Now records managers have been known to be accused of being Conan the Shredder from time to time by our colleagues who toil in historical archives. If anything, when conflicts arise regarding destruction of records in the information professions, it's archivists thinking records manager are too quick to destroy records and records managers thinking archivists are too slow.

So my thinking is that Mr. Wright is considering IT storage management professionals to be "archivists" (these are the same folks who have to manage all those email "archivals", I guess, so they must be "archivists"). Let's put a stop to this nonsense right now. We have enough difficulty explaining the difference between "backups" and "archives" to the IT folks.
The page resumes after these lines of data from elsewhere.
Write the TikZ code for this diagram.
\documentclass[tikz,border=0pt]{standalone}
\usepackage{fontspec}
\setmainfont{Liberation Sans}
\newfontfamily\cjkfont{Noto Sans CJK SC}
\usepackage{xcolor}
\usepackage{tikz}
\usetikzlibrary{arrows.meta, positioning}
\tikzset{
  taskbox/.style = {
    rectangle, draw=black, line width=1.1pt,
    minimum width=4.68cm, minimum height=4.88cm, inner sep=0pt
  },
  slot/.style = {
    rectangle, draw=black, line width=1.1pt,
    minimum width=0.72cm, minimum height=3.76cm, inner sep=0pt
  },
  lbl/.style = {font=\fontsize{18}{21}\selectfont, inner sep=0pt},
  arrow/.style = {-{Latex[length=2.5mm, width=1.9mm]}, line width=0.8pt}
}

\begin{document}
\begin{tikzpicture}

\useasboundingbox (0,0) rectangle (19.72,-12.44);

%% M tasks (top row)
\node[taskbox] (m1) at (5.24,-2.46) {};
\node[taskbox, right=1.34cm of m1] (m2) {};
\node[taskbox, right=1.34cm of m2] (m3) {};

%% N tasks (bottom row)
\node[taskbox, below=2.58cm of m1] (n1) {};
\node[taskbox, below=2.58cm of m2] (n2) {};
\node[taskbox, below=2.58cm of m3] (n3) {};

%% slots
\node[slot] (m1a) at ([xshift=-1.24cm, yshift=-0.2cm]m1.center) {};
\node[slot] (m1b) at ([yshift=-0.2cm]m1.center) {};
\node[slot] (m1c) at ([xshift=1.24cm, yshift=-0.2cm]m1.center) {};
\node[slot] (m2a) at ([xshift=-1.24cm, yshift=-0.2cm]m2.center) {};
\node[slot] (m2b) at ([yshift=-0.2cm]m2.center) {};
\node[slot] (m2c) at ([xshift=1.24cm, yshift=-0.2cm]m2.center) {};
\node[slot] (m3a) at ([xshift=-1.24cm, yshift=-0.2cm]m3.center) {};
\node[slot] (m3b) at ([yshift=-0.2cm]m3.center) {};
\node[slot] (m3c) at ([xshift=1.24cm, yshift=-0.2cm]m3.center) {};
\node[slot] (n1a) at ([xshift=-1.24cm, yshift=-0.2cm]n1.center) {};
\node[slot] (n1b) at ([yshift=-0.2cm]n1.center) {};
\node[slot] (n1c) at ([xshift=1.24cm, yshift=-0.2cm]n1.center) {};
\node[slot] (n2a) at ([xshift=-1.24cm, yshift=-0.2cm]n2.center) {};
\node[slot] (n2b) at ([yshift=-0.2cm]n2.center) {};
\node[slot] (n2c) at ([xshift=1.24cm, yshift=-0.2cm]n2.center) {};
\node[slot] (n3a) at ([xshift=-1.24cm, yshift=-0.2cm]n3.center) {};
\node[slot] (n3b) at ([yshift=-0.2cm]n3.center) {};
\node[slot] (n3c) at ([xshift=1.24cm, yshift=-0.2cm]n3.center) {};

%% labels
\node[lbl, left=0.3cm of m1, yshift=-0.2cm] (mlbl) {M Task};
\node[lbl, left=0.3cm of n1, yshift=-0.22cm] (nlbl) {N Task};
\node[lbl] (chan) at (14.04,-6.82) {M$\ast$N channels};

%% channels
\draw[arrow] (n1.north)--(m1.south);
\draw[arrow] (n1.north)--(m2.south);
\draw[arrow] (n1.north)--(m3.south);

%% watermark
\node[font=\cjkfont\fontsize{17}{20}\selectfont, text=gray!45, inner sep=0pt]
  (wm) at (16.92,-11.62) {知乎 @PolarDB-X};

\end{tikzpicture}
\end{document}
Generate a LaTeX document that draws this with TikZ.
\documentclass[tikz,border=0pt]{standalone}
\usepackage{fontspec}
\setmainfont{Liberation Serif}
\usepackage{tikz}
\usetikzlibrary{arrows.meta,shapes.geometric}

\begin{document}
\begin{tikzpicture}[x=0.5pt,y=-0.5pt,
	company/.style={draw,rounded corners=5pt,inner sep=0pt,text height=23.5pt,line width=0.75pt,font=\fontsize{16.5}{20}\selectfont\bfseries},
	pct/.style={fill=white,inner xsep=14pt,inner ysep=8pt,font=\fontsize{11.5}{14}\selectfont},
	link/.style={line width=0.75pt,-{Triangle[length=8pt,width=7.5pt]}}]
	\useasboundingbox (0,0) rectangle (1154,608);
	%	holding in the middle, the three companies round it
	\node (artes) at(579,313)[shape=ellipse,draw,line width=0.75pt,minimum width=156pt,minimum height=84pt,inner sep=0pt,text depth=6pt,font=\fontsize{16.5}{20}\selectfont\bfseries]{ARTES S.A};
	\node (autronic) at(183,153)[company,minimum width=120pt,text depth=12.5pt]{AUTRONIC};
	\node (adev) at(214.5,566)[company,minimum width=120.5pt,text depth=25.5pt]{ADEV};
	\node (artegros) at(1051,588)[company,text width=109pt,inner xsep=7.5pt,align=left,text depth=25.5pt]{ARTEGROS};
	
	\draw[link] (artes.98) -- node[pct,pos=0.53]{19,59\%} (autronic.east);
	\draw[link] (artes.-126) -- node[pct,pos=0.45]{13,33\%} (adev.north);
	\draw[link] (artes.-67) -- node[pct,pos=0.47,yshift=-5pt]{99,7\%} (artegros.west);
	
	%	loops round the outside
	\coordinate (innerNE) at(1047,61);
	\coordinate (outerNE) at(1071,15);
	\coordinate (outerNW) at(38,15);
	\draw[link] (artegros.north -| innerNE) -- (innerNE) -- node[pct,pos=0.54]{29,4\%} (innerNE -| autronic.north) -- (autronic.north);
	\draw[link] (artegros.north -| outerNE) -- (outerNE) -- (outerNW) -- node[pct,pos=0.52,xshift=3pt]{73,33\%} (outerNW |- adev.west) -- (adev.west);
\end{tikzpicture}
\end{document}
And when you insert a "real" archivist into the mix (because your organization has an historical archive), people get really confused.

I would suggest the following: the storage location for information is a "repository", regardless of the physical form of the information. So when you retain email, it is retained in an email repository. When you retain hard copy, you store it in a hard copy repository. The discipline of managing the repository is "storage management". The discipline of setting the retention period for an organization's records is "records management" or "retention management" or even some flavor of "governance".

If we can agree on those terms, let's look at the issue raised by Mr. Wright. Mr. Wright is rapidly leaning into the camp that suggests that email should be retained in an "immutable archive" (there's that term again, although not used by Mr. Wright) -- which means that you don't delete any email message once it is created or received. His logic in the article seems to indicate that only bad guys delete email because they must have something to hide.
For good business people, lengthy, complete email and text message records -- including all the metadata -- are a friend.

The only people who have incentive to destroy their electronic message records quickly are mobsters, the Mafia. They of course are motivated to toss all the smoking guns and dead bodies into the river.

I can understand where this logic comes from, but I would suggest that if you are going to retain all electronic messages, you have to retain all paper messages as well. And that means that you have to retain EVERYTHING that shows up in paper form -- and, to ensure that you are retaining metadata for the paper, you have to keep the envelopes too. So when I get an advertisement in the mail, I'm going to have to keep it, regardless of the fact that in the electronic world, that same content might have been deleted automatically by a spam filter. Those reusable Interoffice envelopes? Use them once and keep them to show when the document was sent. That FedEx box? Better keep it to show the routing stickers and codes used by FedEx to deliver the documents.

Clearly that's nonsense. But it is effectively what is being suggested in the electronic world. And I don't buy the statement, "Well, you can easily tell what is junk and what is a record when it is a paper document." So we're suggesting that human beings are capable of discerning non-record from record in the paper world, but they can't do this in the electronic world? But hard copy records take up too much space and they are costly to retain! Try that one with electronic records. There is a double standard here that simply makes no sense to me.

I would suggest that proper management of information starts with much better training than most organizations are prepared to deliver today. And, that training has to be followed with auditing of business practices. If you can train people well, create a simple system to ensure that record-worthy information is retained in appropriate repositories, and validate that the rules are being followed, then you will have a defensible system of record. That is neither easy, nor is it inexpensive. But it is necessary before we start to see case law and precedent built up that demands two systems of records in an organization -- paper records and electronic records.

I am rapidly becoming an advocate of developing systems that separate information into three buckets: first, non-records; second, transitory records; third, declared records.

Non-records do not have to be retained and if not immediately disposed of, should be fully discarded within a relatively brief period of time (say 60 days). So you build into your repository a means to discard the garbage within 60 days of receipt or creation.

Transitory Records:
Transitory records are maintained for a period of time to determine if they should become a declared record or discarded as a non-record. This transition period should be fairly short, perhaps no more than two years. Government retention schedules have most often defined transitory records and often set even shorter retention periods.

Declared Records:
Declared records are assigned a retention period tied to a record series or category on a retention schedule. The repository for declared records will generally have greater controls over deletion and changes to the records as well as provide mechanisms to establish legal holds (arguably, any repository for information -- including those for non-records and transitory records -- should have a mechanism to ensure that information subject to a legal hold is retained until released from hold).

To circle back to where I started, I would suggest that all of us who support the management and retention of information come to agreement on more precise use of terms that describe what is being retained and where it is retained, particularly when those terms have the potential to be seen as confusing or conflicting between information professionals.